作業ダイバーも、陸上の作業員よりも、楽しいので、潜水を続ける。素潜りの海女さんも楽しいから高齢になるまで潜り続けられる。なぜ楽しいか、自分なりに理屈をつければ、原始の水中世界に、原始の人間が生きる危険を、自分の知恵と判断で解決しながら生きぬいて行くことに、喜びを感じるからである。」

 そんなことで、冒険について考え続けているし、冒険と言う視点からいろいろな事件を考えている。
 最近、世の中はSTP細胞発見の小保方さんのことでもちきりだ。僕もテレビを見たり、週刊誌を立ち読みしたりして、ウオッチしている。これほど、日本人庶民が研究者とか科学について注目したことは無い。まず、その功績が大きい。
 科学は冒険のフィールドである。だから研究者は、冒険心で、冒険に引かれて研究のフィールドに入ってくる。研究者とは、果てしも無い科学と言う荒野に踏み入って、道なき道を行く冒険者である。それが実験室とPCに限定される研究であっても冒険である。僕の友人、仲間である研究者も冒険者であり、実験室の研究者が、海の中と言うフィールドに進出すると、それは危険である。実験室の中にも危険はあるが、フィールドは危険に満ちている。
 水中は、人跡未踏の密林と同様に、猛獣毒蛇がワンサと居る。最近、日本海で猛毒、噛まれると致死のヒョウモンダコが発見された。エビ篭だかに6cmほどのこの蛸が、1尾とれた。そしてら環境省のレンジャーが危険なので、なみうち際は、厚い長靴を履いて歩くようにと注意を促していた。昔からヒョウモンダコは、八重山から九州、四国、伊豆半島で普通に見られる。この地域の渚をビーチサンダルなどで歩くことは厳禁である。北限はどこだか知らない。日本海では初めての1個体である。

 すぐに脱線する。小保方さんはどこに行った。小保方さんは、他の科学研究者とどうように冒険者である。何かのはずみでSTP細胞を発見した。それを、理研、とかネイチャーの編集者が認めた。だから、公表し特許申請をした。特許の利権は理研のものである。別にシャレではない。
 それを割烹着付きで発表した。美人の冒険者であり、それも飛び切りアッピールのしかたが上手である。最近の記者会見など、絶賛である。

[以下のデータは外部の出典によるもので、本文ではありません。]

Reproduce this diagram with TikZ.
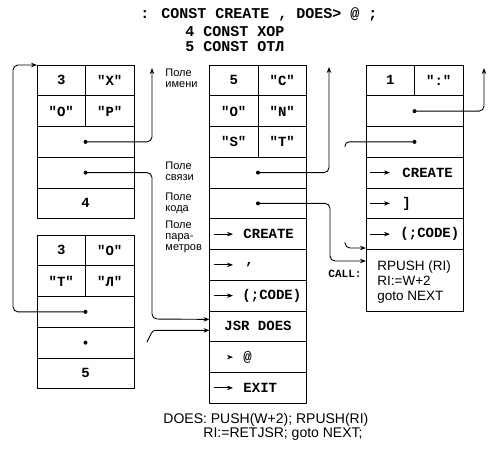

 ノートが無いという。ノートが無いのはまだいい。ずぼらな冒険者も数多い。僕など、研究者ではないけれど、ダイビングログも、この頃つけていない。70歳から、一昨年まではエクセルでしっかりと記録して、この方法がダイビングログのナンバーワンだとおもっていた。それがこの2年書いていない。ダイビングの数も減ったが、ブログに書いているから良いだろうと投げてしまっている。まあこれはどっちでもいいだろう。二つ書く時間が無くなっただけだ。
 小保方さんも時間がなかったのだろう。いい加減な人だったのかもしれない。いい加減が悪いことであれば、僕の周囲にわんさといる。僕ももちろんその一人であり、アバウトは美徳であるとさえ思っている。小保方さんは、アバウトであったかもしれないけれど、美人であり、STP細胞を作り出したと自分で信じた、この信念は生涯まげることはないだろう。他に、生きる道はない。美人だから、男には持てるけれど、女は敵対視するタイプだ。後ろから刺されたのかもしれない。
 STP細胞はあるかどうかわからない。しかし、この後、数千人の研究者が実験を重ねれば、見つかるかもしれない。私が一番目ですと主張することに小保方さんは、賭けたのだろう。おそらくは、これが本当だと信じたにちがいない。周囲の科学者は、その真摯さに、もしかしたらだまされたのかもしれない。真摯でなければ、人は騙せない。STP細胞の真実はまだわからない。ただ、そのフィールドを提示したのは彼女であり、もしかしたら途を開いた。
 冒険とは何なのだろう。考え続けている。